Collection of Seven Printed Broadsides from The Peace Garden, ca 1966-69

[San Francisco: Peter Mason Bond, ca 1966-69]. Seven broadsides (two double-sided), offset-printed in colors on thick, varicolored stock. Dimensions 28cm x 22cm [11" x 8-1/2"] but for two smaller examples, 28cm x 11cm (8-1/2" x 5-1/2"). A few small marginal nicks, occasional light soil, but a uniformly Near Fine assemblage. Includes:

1) Billy-Goat-Graham Says I Want You! You Sucker...
2) My Last Warning! to the United Nations Organization! All Governments Must Unite...
3) The Haight-Ashbury Psychology is all over the world...
4) Onward Christian Soldiers / Onward Peaceful Soldiers
5) To the United Nation's [sic] Organization for Peace - Stop! Look & Listen...
6) [Recto] Pemabo of the "Peace Garden" Challenges!! [Verso] 1,000 Superstitions Called "Religions"...
7) [Recto] Out of the Depths of a starlit night... [Verso] My Book "The Trio of Disaster" will Teach You...

A colorful and representative sample of the work of Peter Mason Bond (1880-1971), eccentric anarchist folk-artist, peace activist and leafleteer of San Francisco, known to the public by his self-chosen pseudonym, "Pemabo." Pemabo's Peace Garden, which occupied the lot adjacent to his home at 1039 Clayton Street in Haight-Ashbury, was a mad clutter of hand-painted signs and sculptures whose boldly-lettered messages expostulated his radical pacifist, anti-religious, and anti-statist philosophies ("God is not in any church or government!"; "Seminaries breed impractical men"; "God's law must replace Astrology, Judaism and Christianity;" "President Johnson is an Insane Christian Paradox"). Though Pemabo, who had emigrated to San Francisco from Australia in 1905, was well advanced in years by the time the San Francisco counterculture began to pick up steam in the early 1960s, his Peace Garden became a mecca for beatniks, freaks and dropouts of all types. In a 1969 Rolling Stone Magazine profile, he is quoted saying, "...a lot of [hippies] come here...I try to do what I can for them. I quote what Shakespeare said about how wonderfully made is the human body; you must preserve and not destroy it, and this is especially important now, with LSD, marijuana, and other drugs. They are a blister, a pimple on Father Time..." The Peace Garden was dismantled after Bond's death in 1971, and most of the signs and artwork were destroyed.

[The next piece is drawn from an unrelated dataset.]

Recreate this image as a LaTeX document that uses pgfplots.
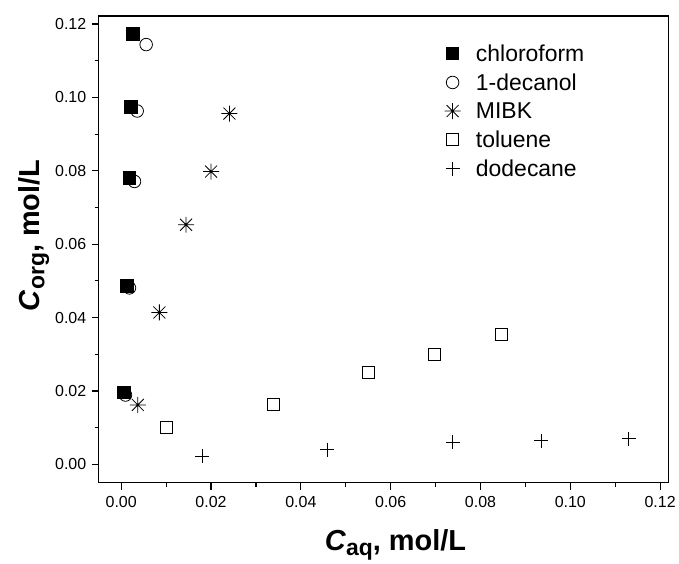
\documentclass[border=0pt]{standalone}
\usepackage{fontspec}
\setmainfont{Liberation Sans}
\usepackage{pgfplots}
\pgfplotsset{compat=1.18}
\usetikzlibrary{plotmarks}

% eight-spoke star: a plus overlaid with a cross
\pgfdeclareplotmark{spoke8}{%
  \pgfpathmoveto{\pgfqpoint{0pt}{\pgfplotmarksize}}%
  \pgfpathlineto{\pgfqpoint{0pt}{-\pgfplotmarksize}}%
  \pgfpathmoveto{\pgfqpoint{\pgfplotmarksize}{0pt}}%
  \pgfpathlineto{\pgfqpoint{-\pgfplotmarksize}{0pt}}%
  \pgfpathmoveto{\pgfqpoint{0.75\pgfplotmarksize}{0.75\pgfplotmarksize}}%
  \pgfpathlineto{\pgfqpoint{-0.75\pgfplotmarksize}{-0.75\pgfplotmarksize}}%
  \pgfpathmoveto{\pgfqpoint{-0.75\pgfplotmarksize}{0.75\pgfplotmarksize}}%
  \pgfpathlineto{\pgfqpoint{0.75\pgfplotmarksize}{-0.75\pgfplotmarksize}}%
  \pgfusepathqstroke}

% subscript for the axis titles
\newcommand{\sub}[1]{\raisebox{-0.32ex}{\fontsize{23}{23}\selectfont #1}}

\begin{document}
\begin{tikzpicture}
\begin{axis}[
  scale only axis,
  width=571pt, height=468pt,
  xmin=-0.005, xmax=0.1218,
  ymin=-0.005, ymax=0.1222,
  xtick={0,0.02,...,0.12},
  ytick={0,0.02,...,0.12},
  minor tick num=1,
  tick align=outside,
  xtick pos=bottom, ytick pos=left,
  major tick length=7pt, minor tick length=4pt,
  axis line style={line width=1.3pt},
  every tick/.style={line width=1.2pt, black},
  /pgf/number format/assume math mode=true,
  /pgf/number format/fixed,
  /pgf/number format/fixed zerofill,
  /pgf/number format/precision=2,
  tick label style={font=\fontsize{16}{19}\selectfont},
  xticklabel style={yshift=-3pt},
  yticklabel style={xshift=-2pt},
  xlabel={\textbf{\textit{C}\sub{aq}, mol/L}},
  ylabel={\textbf{\textit{C}\sub{org}, mol/L}},
  label style={font=\bfseries\fontsize{29}{33}\selectfont},
  xlabel style={yshift=-15pt, xshift=12pt},
  ylabel style={yshift=-1pt, xshift=14pt},
  legend style={
    at={(0.6,0.948)}, anchor=north west,
    draw=none, fill=none,
    font=\fontsize{23}{28}\selectfont,
    row sep=6.9pt,
    legend cell align=left,
  },
  legend image code/.code={%
    \draw[#1] plot coordinates {(0.3cm,0cm)};
    \path (0cm,0cm) (0.3cm+21pt,0cm);},
]
% chloroform
\addplot[only marks, mark=square*, mark size=6.3pt, black, line width=0.8pt]
  coordinates {(0.00258,0.1173) (0.0022,0.0974) (0.00184,0.0780) (0.00133,0.0486) (0.00058,0.0196)};
\addlegendentry{chloroform}
% 1-decanol
\addplot[only marks, mark=o, mark size=6.3pt, black, line width=0.8pt]
  coordinates {(0.00556,0.1144) (0.00356,0.0963) (0.00296,0.0771) (0.00184,0.0481) (0.00096,0.0189)};
\addlegendentry{1-decanol}
% MIBK
\addplot[only marks, mark=spoke8, mark size=8pt, black, line width=0.8pt]
  coordinates {(0.0241,0.0956) (0.0200,0.0798) (0.01444,0.0653) (0.0085,0.0414) (0.0037,0.0162)};
\addlegendentry{MIBK}
% toluene
\addplot[only marks, mark=square, mark size=6pt, black, line width=0.9pt]
  coordinates {(0.0100,0.0101) (0.0338,0.0162) (0.0550,0.0251) (0.0698,0.0300) (0.0847,0.0353)};
\addlegendentry{toluene}
% dodecane
\addplot[only marks, mark=+, mark size=7pt, black, line width=0.9pt]
  coordinates {(0.0180,0.0022) (0.0459,0.0040) (0.0738,0.0061) (0.0935,0.0065) (0.1130,0.0070)};
\addlegendentry{dodecane}
\end{axis}
\path (current axis.south west) ++(-99pt,-78pt) (current axis.north east) ++(9pt,16pt);
\end{tikzpicture}
\end{document}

The circumstances surrounding the production and distribution of these flyers and broadsides have never, to our knowledge, been documented. We imagine they were handed out, or sold for a nominal fee, to visitors to the Peace Garden or at countercultural events around the Bay Area. Print runs were likely small and distribution was likely hand-to-hand. Whatever the circumstances, they have proved highly ephemeral. Very few copies appear to have survived. We find only three examples catalogued in institutional collectons (of these, only one, "The Haight Ashbury Psychology..." is present in the current collection). Individual flyers have surfaced occasionally in commerce, but a representative gathering of this size appears unprecedented. Together, they present a compelling picture of bohemian Haight-Ashbury at the cusp of the hippie movement and provide some of the only surviving documentation of one of the city's most colorful figures.